START RECORDS TO USE

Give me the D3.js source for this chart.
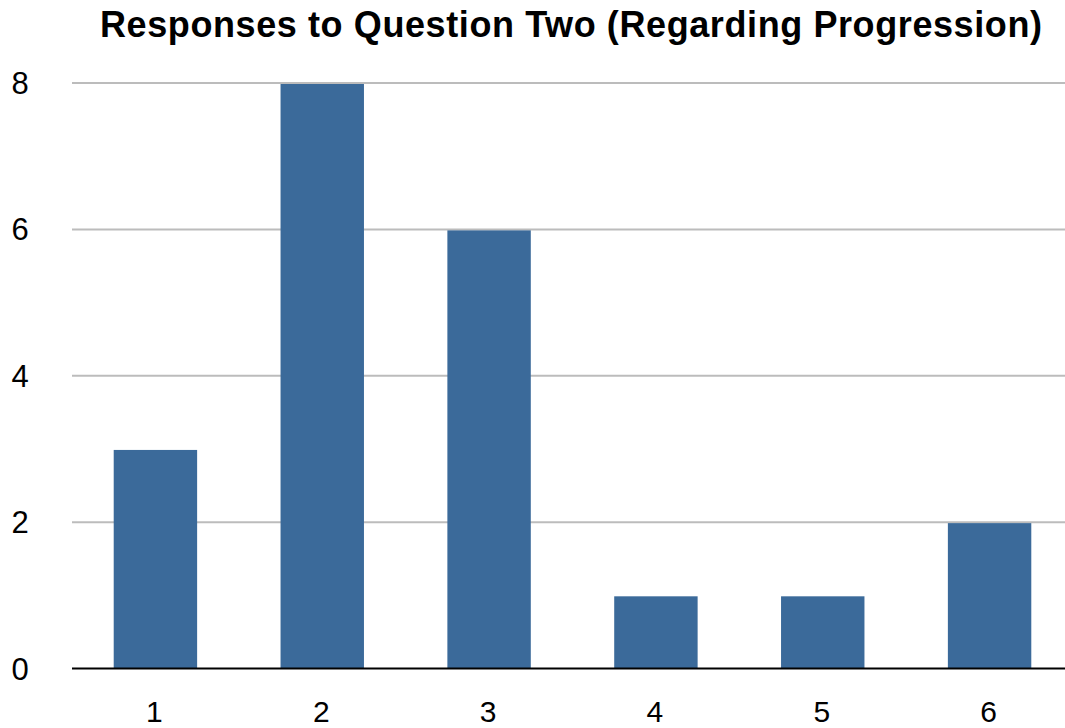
<!DOCTYPE html>
<html><head><meta charset="utf-8">
<script src="https://cdn.jsdelivr.net/npm/d3@7"></script>
<style>body{margin:0;background:#fff;}svg{display:block;}</style>
</head><body>
<script>
const categories = ["1","2","3","4","5","6"];
const values = [3,8,6,1,1,2];
const yTicks = [0,2,4,6,8];
const title = "Responses to Question Two (Regarding Progression)";

const W = 1065, H = 728;
const svg = d3.select("body").append("svg").attr("width", W).attr("height", H);
const font = "Helvetica, 'Liberation Sans', Arial, sans-serif";

const x = d3.scaleBand().domain(categories).range([72, 1073]).paddingInner(0.5).paddingOuter(0.25);
const y = d3.scaleLinear().domain([0, 8]).range([668.5, 83]);

// gridlines
svg.append("g").selectAll("line").data(yTicks.filter(d => d > 0)).join("line")
  .attr("x1", 72).attr("x2", W)
  .attr("y1", d => y(d)).attr("y2", d => y(d))
  .attr("stroke", "#bcbcbc").attr("stroke-width", 2);

// bars
svg.append("g").selectAll("rect").data(values).join("rect")
  .attr("x", (d, i) => x(categories[i]))
  .attr("width", x.bandwidth())
  .attr("y", d => y(d) + 1)
  .attr("height", d => y(0) - y(d) - 1)
  .attr("fill", "#3b6a9a");

// baseline
svg.append("line").attr("x1", 72).attr("x2", W).attr("y1", y(0)).attr("y2", y(0))
  .attr("stroke", "#000").attr("stroke-width", 2);

// y labels
svg.append("g").selectAll("text").data(yTicks).join("text")
  .attr("x", 20).attr("y", d => y(d) + 11)
  .attr("text-anchor", "middle")
  .attr("font-family", font).attr("font-size", 31).attr("fill", "#000")
  .text(d => d);

// x labels
svg.append("g").selectAll("text").data(categories).join("text")
  .attr("x", d => x(d) + x.bandwidth() / 2 - 1).attr("y", 721.5)
  .attr("text-anchor", "middle")
  .attr("font-family", font).attr("font-size", 30).attr("fill", "#000")
  .text(d => d);

// title
svg.append("text").attr("x", 571).attr("y", 37)
  .attr("text-anchor", "middle")
  .attr("font-family", font).attr("font-weight", "bold").attr("font-size", 36).attr("fill", "#000")
  .attr("textLength", 942).attr("lengthAdjust", "spacing")
  .text(title);
</script>
</body></html>
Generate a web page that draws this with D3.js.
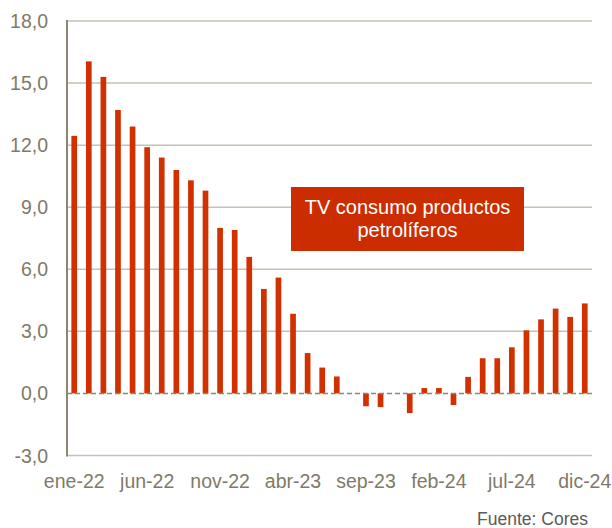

END RECORDS TO USE

Pictures appear in the records above. Output everything except them, exactly.

Give me the D3.js source for this chart.
<!DOCTYPE html>
<html><head><meta charset="utf-8">
<script src="https://cdn.jsdelivr.net/npm/d3@7"></script>
<style>body{margin:0;background:#fff;}svg{display:block;}</style>
</head><body>
<script>
const categories = ["1","2","3","4","5","6"];
const values = [3,8,6,1,1,2];
const yTicks = [0,2,4,6,8];
const title = "Responses to Question Two (Regarding Progression)";

const W = 1065, H = 728;
const svg = d3.select("body").append("svg").attr("width", W).attr("height", H);
const font = "Helvetica, 'Liberation Sans', Arial, sans-serif";

const x = d3.scaleBand().domain(categories).range([72, 1073]).paddingInner(0.5).paddingOuter(0.25);
const y = d3.scaleLinear().domain([0, 8]).range([668.5, 83]);

// gridlines
svg.append("g").selectAll("line").data(yTicks.filter(d => d > 0)).join("line")
  .attr("x1", 72).attr("x2", W)
  .attr("y1", d => y(d)).attr("y2", d => y(d))
  .attr("stroke", "#bcbcbc").attr("stroke-width", 2);

// bars
svg.append("g").selectAll("rect").data(values).join("rect")
  .attr("x", (d, i) => x(categories[i]))
  .attr("width", x.bandwidth())
  .attr("y", d => y(d) + 1)
  .attr("height", d => y(0) - y(d) - 1)
  .attr("fill", "#3b6a9a");

// baseline
svg.append("line").attr("x1", 72).attr("x2", W).attr("y1", y(0)).attr("y2", y(0))
  .attr("stroke", "#000").attr("stroke-width", 2);

// y labels
svg.append("g").selectAll("text").data(yTicks).join("text")
  .attr("x", 20).attr("y", d => y(d) + 11)
  .attr("text-anchor", "middle")
  .attr("font-family", font).attr("font-size", 31).attr("fill", "#000")
  .text(d => d);

// x labels
svg.append("g").selectAll("text").data(categories).join("text")
  .attr("x", d => x(d) + x.bandwidth() / 2 - 1).attr("y", 721.5)
  .attr("text-anchor", "middle")
  .attr("font-family", font).attr("font-size", 30).attr("fill", "#000")
  .text(d => d);

// title
svg.append("text").attr("x", 571).attr("y", 37)
  .attr("text-anchor", "middle")
  .attr("font-family", font).attr("font-weight", "bold").attr("font-size", 36).attr("fill", "#000")
  .attr("textLength", 942).attr("lengthAdjust", "spacing")
  .text(title);
</script>
</body></html>
Generate a web page that draws this with D3.js.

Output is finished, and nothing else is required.